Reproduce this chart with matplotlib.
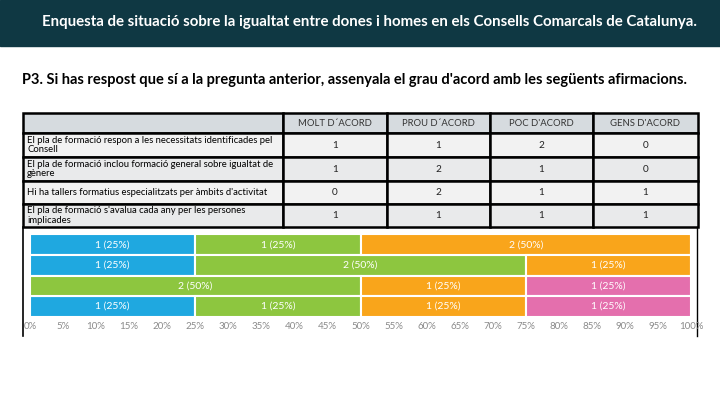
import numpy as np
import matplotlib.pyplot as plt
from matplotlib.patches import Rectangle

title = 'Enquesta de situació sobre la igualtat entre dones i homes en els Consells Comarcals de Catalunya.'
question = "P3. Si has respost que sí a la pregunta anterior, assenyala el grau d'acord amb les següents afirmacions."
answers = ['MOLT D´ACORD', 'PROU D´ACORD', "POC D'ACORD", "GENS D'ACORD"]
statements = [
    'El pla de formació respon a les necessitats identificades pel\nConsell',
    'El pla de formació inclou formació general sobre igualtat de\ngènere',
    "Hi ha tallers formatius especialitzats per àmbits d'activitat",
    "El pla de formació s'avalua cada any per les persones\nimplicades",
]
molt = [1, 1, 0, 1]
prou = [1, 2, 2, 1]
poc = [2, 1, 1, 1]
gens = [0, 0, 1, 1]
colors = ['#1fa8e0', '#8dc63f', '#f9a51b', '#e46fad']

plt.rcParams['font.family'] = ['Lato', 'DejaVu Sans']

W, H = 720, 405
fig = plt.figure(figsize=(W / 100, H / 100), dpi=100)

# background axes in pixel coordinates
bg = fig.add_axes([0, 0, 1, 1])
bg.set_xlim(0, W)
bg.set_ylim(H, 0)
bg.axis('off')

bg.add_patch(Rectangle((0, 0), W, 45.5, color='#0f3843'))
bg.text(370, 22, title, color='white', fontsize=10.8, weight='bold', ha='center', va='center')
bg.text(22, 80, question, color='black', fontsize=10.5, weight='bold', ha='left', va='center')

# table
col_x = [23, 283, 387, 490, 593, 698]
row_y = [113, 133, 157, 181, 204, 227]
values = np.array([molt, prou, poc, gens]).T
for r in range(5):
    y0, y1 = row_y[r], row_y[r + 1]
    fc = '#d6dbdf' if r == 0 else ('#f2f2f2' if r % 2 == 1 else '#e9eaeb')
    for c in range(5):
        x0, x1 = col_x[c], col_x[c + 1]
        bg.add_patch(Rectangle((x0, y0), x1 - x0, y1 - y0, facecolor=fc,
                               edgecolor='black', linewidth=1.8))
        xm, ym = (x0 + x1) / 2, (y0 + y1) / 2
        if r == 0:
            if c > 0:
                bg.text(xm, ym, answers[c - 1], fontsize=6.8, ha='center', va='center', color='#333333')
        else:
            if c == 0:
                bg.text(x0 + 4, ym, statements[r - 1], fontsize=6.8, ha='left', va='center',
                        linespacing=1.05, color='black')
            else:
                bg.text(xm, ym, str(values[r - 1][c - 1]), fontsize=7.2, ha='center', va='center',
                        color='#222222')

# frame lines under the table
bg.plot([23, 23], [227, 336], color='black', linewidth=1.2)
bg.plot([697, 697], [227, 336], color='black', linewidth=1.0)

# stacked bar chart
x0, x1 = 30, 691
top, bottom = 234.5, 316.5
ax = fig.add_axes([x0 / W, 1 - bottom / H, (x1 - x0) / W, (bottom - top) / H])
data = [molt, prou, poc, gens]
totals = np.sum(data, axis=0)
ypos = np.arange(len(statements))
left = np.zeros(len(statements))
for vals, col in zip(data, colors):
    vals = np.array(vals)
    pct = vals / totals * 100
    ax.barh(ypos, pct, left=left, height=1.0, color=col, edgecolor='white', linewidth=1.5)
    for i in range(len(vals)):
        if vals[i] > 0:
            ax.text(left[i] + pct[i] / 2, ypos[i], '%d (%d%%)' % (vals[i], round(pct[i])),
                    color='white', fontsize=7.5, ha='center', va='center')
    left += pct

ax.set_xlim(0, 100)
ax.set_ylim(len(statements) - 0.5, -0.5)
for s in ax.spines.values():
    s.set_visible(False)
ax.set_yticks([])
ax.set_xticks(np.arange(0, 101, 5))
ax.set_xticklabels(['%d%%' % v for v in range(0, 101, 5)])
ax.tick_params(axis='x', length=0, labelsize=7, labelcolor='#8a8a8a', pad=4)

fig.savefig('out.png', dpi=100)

########################################

_Challenge_: Leave every image out, and retype the material exactly.

_Worked answer_:
Reproduce this chart with matplotlib.
import numpy as np
import matplotlib.pyplot as plt
from matplotlib.patches import Rectangle

title = 'Enquesta de situació sobre la igualtat entre dones i homes en els Consells Comarcals de Catalunya.'
question = "P3. Si has respost que sí a la pregunta anterior, assenyala el grau d'acord amb les següents afirmacions."
answers = ['MOLT D´ACORD', 'PROU D´ACORD', "POC D'ACORD", "GENS D'ACORD"]
statements = [
    'El pla de formació respon a les necessitats identificades pel\nConsell',
    'El pla de formació inclou formació general sobre igualtat de\ngènere',
    "Hi ha tallers formatius especialitzats per àmbits d'activitat",
    "El pla de formació s'avalua cada any per les persones\nimplicades",
]
molt = [1, 1, 0, 1]
prou = [1, 2, 2, 1]
poc = [2, 1, 1, 1]
gens = [0, 0, 1, 1]
colors = ['#1fa8e0', '#8dc63f', '#f9a51b', '#e46fad']

plt.rcParams['font.family'] = ['Lato', 'DejaVu Sans']

W, H = 720, 405
fig = plt.figure(figsize=(W / 100, H / 100), dpi=100)

# background axes in pixel coordinates
bg = fig.add_axes([0, 0, 1, 1])
bg.set_xlim(0, W)
bg.set_ylim(H, 0)
bg.axis('off')

bg.add_patch(Rectangle((0, 0), W, 45.5, color='#0f3843'))
bg.text(370, 22, title, color='white', fontsize=10.8, weight='bold', ha='center', va='center')
bg.text(22, 80, question, color='black', fontsize=10.5, weight='bold', ha='left', va='center')

# table
col_x = [23, 283, 387, 490, 593, 698]
row_y = [113, 133, 157, 181, 204, 227]
values = np.array([molt, prou, poc, gens]).T
for r in range(5):
    y0, y1 = row_y[r], row_y[r + 1]
    fc = '#d6dbdf' if r == 0 else ('#f2f2f2' if r % 2 == 1 else '#e9eaeb')
    for c in range(5):
        x0, x1 = col_x[c], col_x[c + 1]
        bg.add_patch(Rectangle((x0, y0), x1 - x0, y1 - y0, facecolor=fc,
                               edgecolor='black', linewidth=1.8))
        xm, ym = (x0 + x1) / 2, (y0 + y1) / 2
        if r == 0:
            if c > 0:
                bg.text(xm, ym, answers[c - 1], fontsize=6.8, ha='center', va='center', color='#333333')
        else:
            if c == 0:
                bg.text(x0 + 4, ym, statements[r - 1], fontsize=6.8, ha='left', va='center',
                        linespacing=1.05, color='black')
            else:
                bg.text(xm, ym, str(values[r - 1][c - 1]), fontsize=7.2, ha='center', va='center',
                        color='#222222')

# frame lines under the table
bg.plot([23, 23], [227, 336], color='black', linewidth=1.2)
bg.plot([697, 697], [227, 336], color='black', linewidth=1.0)

# stacked bar chart
x0, x1 = 30, 691
top, bottom = 234.5, 316.5
ax = fig.add_axes([x0 / W, 1 - bottom / H, (x1 - x0) / W, (bottom - top) / H])
data = [molt, prou, poc, gens]
totals = np.sum(data, axis=0)
ypos = np.arange(len(statements))
left = np.zeros(len(statements))
for vals, col in zip(data, colors):
    vals = np.array(vals)
    pct = vals / totals * 100
    ax.barh(ypos, pct, left=left, height=1.0, color=col, edgecolor='white', linewidth=1.5)
    for i in range(len(vals)):
        if vals[i] > 0:
            ax.text(left[i] + pct[i] / 2, ypos[i], '%d (%d%%)' % (vals[i], round(pct[i])),
                    color='white', fontsize=7.5, ha='center', va='center')
    left += pct

ax.set_xlim(0, 100)
ax.set_ylim(len(statements) - 0.5, -0.5)
for s in ax.spines.values():
    s.set_visible(False)
ax.set_yticks([])
ax.set_xticks(np.arange(0, 101, 5))
ax.set_xticklabels(['%d%%' % v for v in range(0, 101, 5)])
ax.tick_params(axis='x', length=0, labelsize=7, labelcolor='#8a8a8a', pad=4)

fig.savefig('out.png', dpi=100)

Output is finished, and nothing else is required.